「マクロ経済学の再構築」統計物理学との融合を目指して
「マクロ経済学の再構築・ケインズとシュンペーター」吉川洋著・岩波書店2020年8月発行
著者は1951年生まれ、イエール大学で博士号取得、東大名誉教授、現立正大学教授。専門はマクロ経済学。「人口と日本経済」等多くの著書がある。イエール大学では浜田宏一と同じくノーベル賞受賞のトービン教授に師事した。
本書は、ミクロ的基礎づけを持つ新古典派主流のマクロ経済への「アンチテーゼ」である。ケインズの有効需要の原理を中心に、ケインズの弱点と言われる供給サイド理論をカバーしつつ、統計物理学の手法を活用してマクロ経済学の再構築を図る。
著者の50年の研究生活の「卒業論文」の位置づけからかなりの大著である。しかし著者の基本的な考え方を理解すれば十分である。
新古典派マクロ経済学の中心・ワルラスの「一般均衡理論」は、市場と競争の整った証券取引所を前提の空想モデルであり、完全な失敗作と断定する。

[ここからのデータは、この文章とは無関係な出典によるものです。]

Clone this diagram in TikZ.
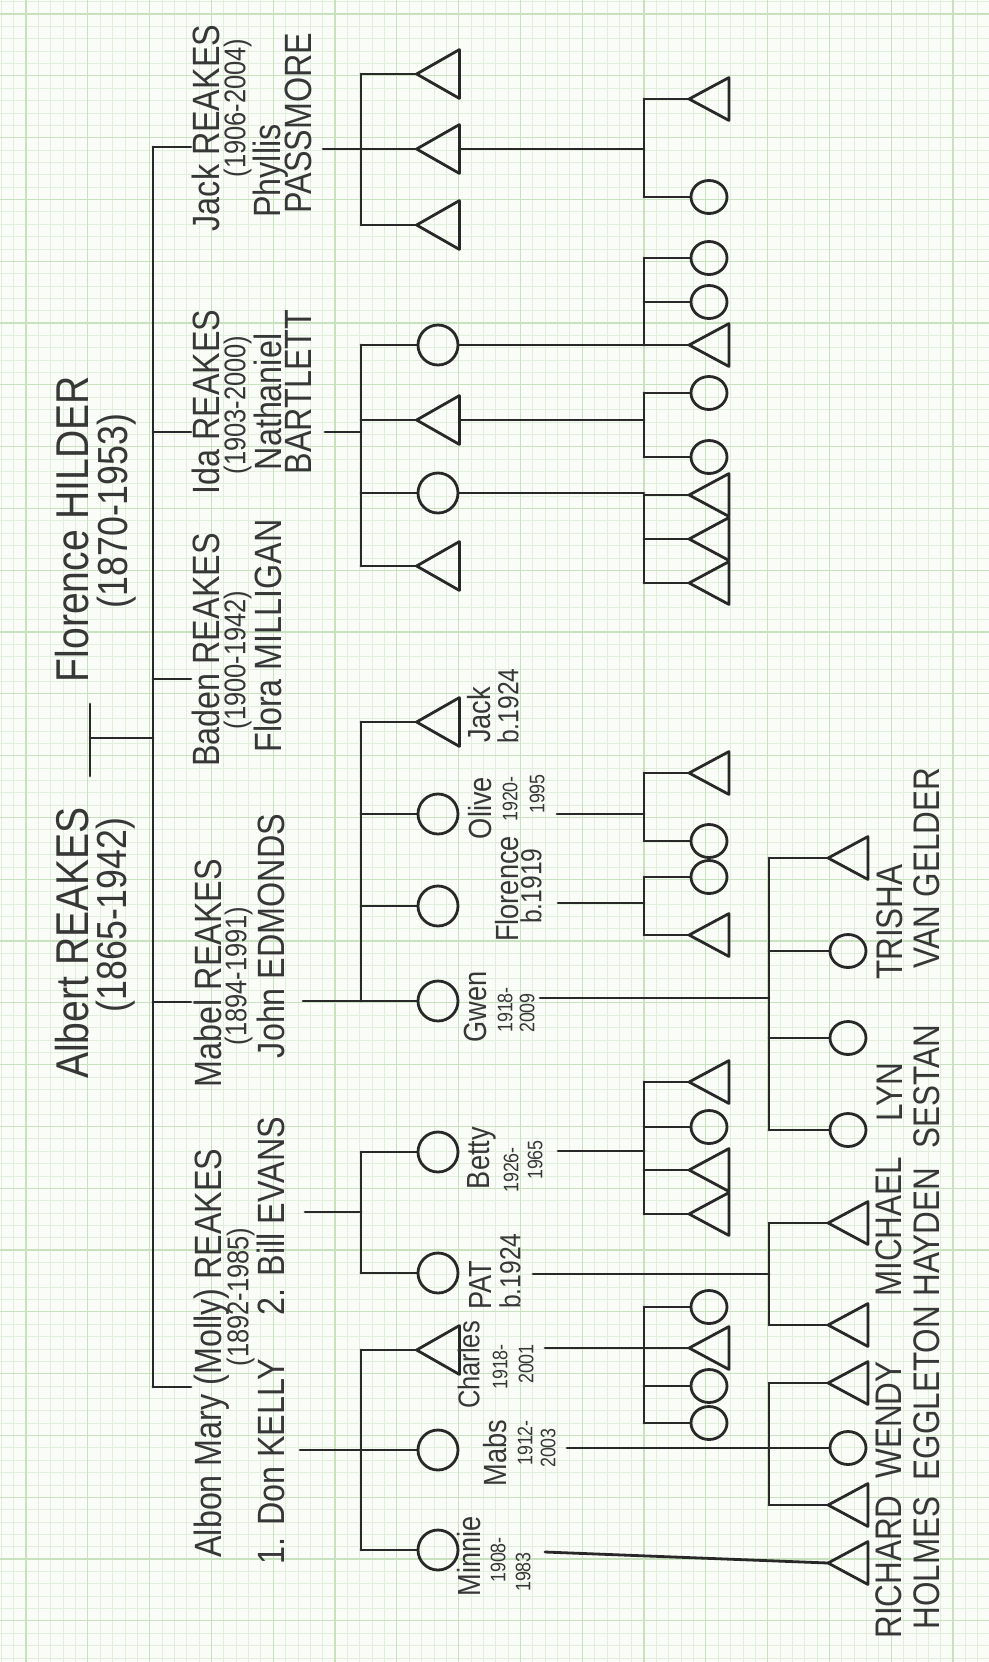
\documentclass[tikz,border=0pt]{standalone}
\usepackage{fontspec}
\setmainfont{Liberation Sans}[FakeStretch=0.85]
\usetikzlibrary{calc, shapes.geometric}
\definecolor{potlood}{RGB}{40,40,40}
\definecolor{inkt}{RGB}{55,55,55}
\definecolor{papier}{RGB}{250,252,248}
\definecolor{ruitje}{RGB}{224,238,219}
\definecolor{ruit}{RGB}{200,226,192}

\begin{document}
\begin{tikzpicture}[x=0.5pt, y=-0.5pt,
  lijn/.style={draw=potlood, line width=1.4pt, line cap=round, line join=round},
  man/.style={rectangle, inner sep=0pt, minimum width=21pt, minimum height=24pt},
  vrouw/.style={circle, lijn, inner sep=0pt, minimum size=20pt},
  man4/.style={man, minimum width=19.5pt, minimum height=21pt},
  vrouw4/.style={ellipse, lijn, inner sep=0pt, minimum width=18pt, minimum height=16.5pt},
  tekst/.style={rotate=90, anchor=mid, inner sep=0pt, text=inkt},
  groot/.style={tekst, font=\fontsize{23}{23}\selectfont},
  grootjr/.style={tekst, font=\fontsize{21}{21}\selectfont},
  naam/.style={tekst, font=\fontsize{19}{19}\selectfont},
  jaar/.style={tekst, font=\fontsize{15}{15}\selectfont},
  kind/.style={tekst, font=\fontsize{16}{16}\selectfont},
  kindjr/.style={tekst, font=\fontsize{10.5}{10.5}\selectfont},
  geb/.style={tekst, font=\fontsize{14.5}{14.5}\selectfont},
  klein/.style={tekst, font=\fontsize{18.5}{18.5}\selectfont}]

  % ruitjespapier
  \fill[papier] (0,0) rectangle (989,1662);
  \useasboundingbox (0,0) rectangle (989,1662);
  \foreach \k in {-2,...,77} \draw[ruitje, line width=0.35pt] ({26+12.36*\k},0) -- ++(0,1662);
  \foreach \k in {-1,...,133} \draw[ruitje, line width=0.35pt] (0,{14+12.36*\k}) -- ++(989,0);
  \foreach \k in {0,...,15} \draw[ruit, line width=0.6pt] ({26+61.8*\k},0) -- ++(0,1662);
  \foreach \k in {0,...,26} \draw[ruit, line width=0.6pt] (0,{14+61.8*\k}) -- ++(989,0);

  % stamouders
  \node[groot] (albert) at (83,943) {Albert REAKES};
  \node[grootjr] (albertjr) at (121,915) {(1865-1942)};
  \node[groot] (florence) at (83,529) {Florence HILDER};
  \node[grootjr] (florencejr) at (122,511) {(1870-1953)};
  \coordinate (trouwA) at (90,776);
  \coordinate (trouwF) at (90,704);
  \coordinate (trouw) at (90,738);
  \coordinate (b2) at (153,0);
  \draw[lijn] (trouwA) -- (trouwF);
  \draw[lijn] (trouw) -- (b2 |- trouw);

  % tweede generatie
  \node[naam] (jack1) at (214,128) {Jack REAKES};
  \node[jaar] (jack2) at (240,108) {(1906-2004)};
  \node[naam] (jack3) at (275,171) {Phyllis};
  \node[naam] (jack4) at (306,123) {PASSMORE};
  \node[naam] (ida1) at (214,402) {Ida REAKES};
  \node[jaar] (ida2) at (240,405) {(1903-2000)};
  \node[naam] (ida3) at (276,402) {Nathaniel};
  \node[naam] (ida4) at (306,392) {BARTLETT};
  \node[naam] (baden1) at (214,650) {Baden REAKES};
  \node[jaar] (baden2) at (240,660) {(1900-1942)};
  \node[naam] (baden3) at (276,636) {Flora MILLIGAN};
  \node[naam] (mabel1) at (216,973) {Mabel REAKES};
  \node[jaar] (mabel2) at (241,976) {(1894-1991)};
  \node[naam] (mabel3) at (279,936) {John EDMONDS};
  \node[naam] (molly1) at (216,1353) {Albon Mary (Molly) REAKES};
  \node[jaar] (molly2) at (243,1297) {(1892-1985)};
  \node[naam] (molly3) at (279,1462) {1. Don KELLY};
  \node[naam] (molly4) at (279,1216) {2. Bill EVANS};
  \coordinate (jackin) at (191,147);
  \coordinate (idain) at (191,432);
  \coordinate (badenin) at (191,679);
  \coordinate (mabelin) at (191,1002);
  \coordinate (mollyin) at (191,1387);
  \draw[lijn] (b2 |- jackin) -- (b2 |- mollyin);
  \foreach \n in {jackin,idain,badenin,mabelin,mollyin} \draw[lijn] (b2 |- \n) -- (\n);

  % derde generatie
  \node[man] (jackA) at (438,74) {};
  \node[man] (jackB) at (438,149) {};
  \node[man] (jackC) at (438,225) {};
  \node[vrouw] (idaA) at (438,345) {};
  \node[man] (idaB) at (438,420) {};
  \node[vrouw] (idaC) at (438,493) {};
  \node[man] (idaD) at (438,566) {};
  \node[man] (jackE) at (438,722) {};
  \node[vrouw] (olive) at (438,814) {};
  \node[vrouw] (flo) at (438,906) {};
  \node[vrouw] (gwen) at (438,1001) {};
  \node[vrouw] (betty) at (438,1152) {};
  \node[vrouw] (pat) at (438,1273) {};
  \node[man] (charles) at (438,1350) {};
  \node[vrouw] (mabs) at (438,1450) {};
  \node[vrouw] (minnie) at (438,1550) {};
  \foreach \n in {jackA,jackB,jackC,idaB,idaD,jackE,charles}
    \draw[lijn] (\n.west) -- (\n.north east) -- (\n.south east) -- cycle;

  % namen derde generatie
  \node[kind] (jackE1) at (485,715) {Jack};
  \node[geb] (jackE2) at (513,706) {b.1924};
  \node[kind] (olive1) at (486,808) {Olive};
  \node[kindjr] (olive2) at (512,799) {1920-};
  \node[kindjr] (olive3) at (539,794) {1995};
  \node[kind] (flo1) at (513,889) {Florence};
  \node[geb] (flo2) at (536,886) {b.1919};
  \node[kind] (gwen1) at (481,1007) {Gwen};
  \node[kindjr] (gwen2) at (507,1010) {1918-};
  \node[kindjr] (gwen3) at (529,1013) {2009};
  \node[kind] (betty1) at (484,1158) {Betty};
  \node[kindjr] (betty2) at (513,1170) {1926-};
  \node[kindjr] (betty3) at (537,1160) {1965};
  \node[kind] (pat1) at (486,1285) {PAT};
  \node[geb] (pat2) at (515,1271) {b.1924};
  \node[kind, font=\fontsize{15}{15}\selectfont] (charles1) at (474,1365) {Charles};
  \node[kindjr] (charles2) at (502,1367) {1918-};
  \node[kindjr] (charles3) at (528,1364) {2001};
  \node[kind] (mabs1) at (501,1453) {Mabs};
  \node[kindjr] (mabs2) at (527,1443) {1912-};
  \node[kindjr] (mabs3) at (550,1448) {2003};
  \node[kind] (minnie1) at (475,1556) {Minnie};
  \node[kindjr] (minnie2) at (500,1560) {1908-};
  \node[kindjr] (minnie3) at (525,1572) {1983};

  % broers en zussen, derde generatie
  \coordinate (b3) at (361,0);
  \draw[lijn] (b3 |- jackA) -- (b3 |- jackC);
  \draw[lijn] (b3 |- idaA) -- (b3 |- idaD);
  \draw[lijn] (b3 |- jackE) -- (b3 |- gwen);
  \draw[lijn] (b3 |- betty) -- (b3 |- pat);
  \draw[lijn] (b3 |- charles) -- (b3 |- minnie);
  \foreach \n in {jackA,jackB,jackC,idaA,idaB,idaC,idaD,jackE,olive,flo,gwen,betty,pat,charles,mabs,minnie}
    \draw[lijn] (b3 |- \n.west) -- (\n.west);
  \coordinate (jackuit) at (323,149);
  \coordinate (idauit) at (325,432);
  \coordinate (mabeluit) at (303,1001);
  \coordinate (evansuit) at (305,1212);
  \coordinate (kellyuit) at (300,1450);
  \foreach \n in {jackuit,idauit,mabeluit,evansuit,kellyuit} \draw[lijn] (\n) -- (b3 |- \n);

  % vierde generatie
  \node[man4] (jbA) at (709,99) {};
  \node[vrouw4] (jbB) at (709,197) {};
  \node[vrouw4] (iaA) at (709,258) {};
  \node[vrouw4] (iaB) at (709,302) {};
  \node[man4] (iaC) at (709,345) {};
  \node[vrouw4] (ibA) at (709,393) {};
  \node[vrouw4] (ibB) at (709,457) {};
  \node[man4] (icA) at (709,495) {};
  \node[man4] (icB) at (709,539) {};
  \node[man4] (icC) at (709,583) {};
  \node[man4] (olA) at (709,773) {};
  \node[vrouw4] (olB) at (709,841) {};
  \node[vrouw4] (flA) at (709,877) {};
  \node[man4] (flB) at (709,935) {};
  \node[man4] (beA) at (709,1082) {};
  \node[vrouw4] (beB) at (709,1127) {};
  \node[man4] (beC) at (709,1170) {};
  \node[man4] (beD) at (709,1214) {};
  \node[vrouw4] (chA) at (709,1307) {};
  \node[man4] (chB) at (709,1348) {};
  \node[vrouw4] (chC) at (709,1386) {};
  \node[vrouw4] (chD) at (709,1423) {};
  \node[man4] (gwA) at (848,858) {};
  \node[vrouw4] (gwB) at (848,951) {};
  \node[vrouw4] (gwC) at (848,1038) {};
  \node[vrouw4] (gwD) at (848,1130) {};
  \node[man4] (paA) at (848,1223) {};
  \node[man4] (paB) at (848,1325) {};
  \node[man4] (maA) at (848,1383) {};
  \node[vrouw4] (maB) at (848,1448) {};
  \node[man4] (maC) at (848,1505) {};
  \node[man4] (miA) at (848,1563) {};
  \foreach \n in {jbA,iaC,icA,icB,icC,olA,flB,beA,beC,beD,chB,gwA,paA,paB,maA,maC,miA}
    \draw[lijn] (\n.west) -- (\n.north east) -- (\n.south east) -- cycle;

  % namen vierde generatie
  \node[klein] (trisha1) at (897,922) {TRISHA};
  \node[klein] (trisha2) at (934,868) {VAN GELDER};
  \node[klein] (lyn1) at (897,1092) {LYN};
  \node[klein] (lyn2) at (934,1087) {SESTAN};
  \node[klein] (michael1) at (896,1227) {MICHAEL};
  \node[klein] (michael2) at (934,1232) {HAYDEN};
  \node[klein] (wendy1) at (896,1420) {WENDY};
  \node[klein] (wendy2) at (934,1393) {EGGLETON};
  \node[klein] (richard1) at (896,1567) {RICHARD};
  \node[klein] (richard2) at (934,1563) {HOLMES};

  % broers en zussen, vierde generatie
  \coordinate (bA) at (644,0);
  \coordinate (bB) at (769,0);
  \draw[lijn] (bA |- jbA) -- (bA |- jbB);
  \draw[lijn] (bA |- iaA) -- (bA |- iaC);
  \draw[lijn] (bA |- ibA) -- (bA |- ibB);
  \draw[lijn] (bA |- icA) -- (bA |- icC);
  \draw[lijn] (bA |- olA) -- (bA |- olB);
  \draw[lijn] (bA |- flA) -- (bA |- flB);
  \draw[lijn] (bA |- beA) -- (bA |- beD);
  \draw[lijn] (bA |- chA) -- (bA |- chD);
  \draw[lijn] (bB |- gwA) -- (bB |- gwD);
  \draw[lijn] (bB |- paA) -- (bB |- paB);
  \draw[lijn] (bB |- maA) -- (bB |- maC);
  \foreach \n in {jbA,jbB,iaA,iaB,iaC,ibA,ibB,icA,icB,icC,olA,olB,flA,flB,beA,beB,beC,beD,chA,chB,chC,chD}
    \draw[lijn] (bA |- \n.west) -- (\n.west);
  \foreach \n in {gwA,gwB,gwC,gwD,paA,paB,maA,maB,maC}
    \draw[lijn] (bB |- \n.west) -- (\n.west);
  \foreach \n in {jackB,idaA,idaB,idaC} \draw[lijn] (\n.east) -- (bA |- \n.east);
  \coordinate (oliveuit) at (557,814);
  \coordinate (flouit) at (558,903);
  \coordinate (bettyuit) at (558,1151);
  \coordinate (charlesuit) at (545,1348);
  \coordinate (gwenuit) at (540,998);
  \coordinate (patuit) at (533,1274);
  \coordinate (mabsuit) at (567,1448);
  \coordinate (minnieuit) at (545,1552);
  \foreach \n in {oliveuit,flouit,bettyuit,charlesuit} \draw[lijn] (\n) -- (bA |- \n);
  \foreach \n in {gwenuit,patuit,mabsuit} \draw[lijn] (\n) -- (bB |- \n);
  \draw[lijn] (minnieuit) -- (miA.west);
\end{tikzpicture}
\end{document}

必要なのはケインズ有効需要理論をバックに統計物理学を利用した経済物理学が必要と言う。
マクロ分析にミクロの相似拡大で理解する新古典主流派マクロ分析は、故にリーマンショックを説明できず、有効策も生まれなかった。マクロにミクロを追っても無意味である。
「GDPは何で決まるのか?」
新古典派は労働、資本、即ち生産要素で決まると言う。これは生産要素のフル均衡水準を前提とし、失業を説明できない。
ワルラスの一般均衡はパリ取引所と競売人の理論であり、フイクションである。
「景気変動はなぜ起きるか?」有効需要のアップダウンで起きる。設備、在庫、住宅等の影響が大きい。シュンペーターは周期にも興味を持ったが、本質は有効需要と考えた。
マンキュー経済学は経済成長は供給サイドで決まり、長期GDPは資本と労働で決まると言う。著者は、そうではなく、需要で決まると言う。
大きな問題は先進国の経済成長の低迷である。これは「需要の飽和」が原因である。失業発生は高い収益力のある投資が出現しないことにある。その意味で需要創出型イノベーションが必要。即ち、ケインズとシュンペーターの結合である。
長期停滞は総需要減から投資減へ進み、潜在成長率低下を招く。これが需要の飽和である。
歴史は需要の飽和をバブル発生で誤魔化してきた。バブルは人災、合理性はない。バブル防止は金融政策活用しかない。金融政策を間違うと恐慌に陥る。恐慌はすべて金融恐慌である。
マクロ経済学の再構築は新古典派マクロ経済学のミクロ的基礎づけから脱皮し、有効需要理論の再構築しつつ、有効需要の背後にある労働市場のメカニズムを解明することであると言う。
それをせずに賃金がなぜ上がらないのか?を問うても意味がない。
フリードマンは、自然失業率はワルラス一般均衡論の持つ構造的特性を織り込んだものと言う。一般均衡がフィクションならば自然失業率も意味をなさない。
アクセル・レイオンフーヴッドは経済学者種族を「未開種族」になぞらえて、たとえ話をする。
この未開種族は儀式のためのモデルづくりの腕前で身分が決まる。しかしこのモデルはほとんど実用性がない。
マクロ国とミクロ国の二つの国は考え方が違うので、両国間の婚姻関係を結ばない。加えて身分カースト制が厳しく、上位の「数理学族」と下位の「開発経済族」の差は大きい。
更に特徴として「政治学族」「社会学族」など他民族接触はタブー視されている。最近「心理学族」と接触し、「行動経済学族」なる新民族が出現しつつある。
マクロ経済学こそ他分野の学問との融合、手法活用が必要な学問ではないだろうか?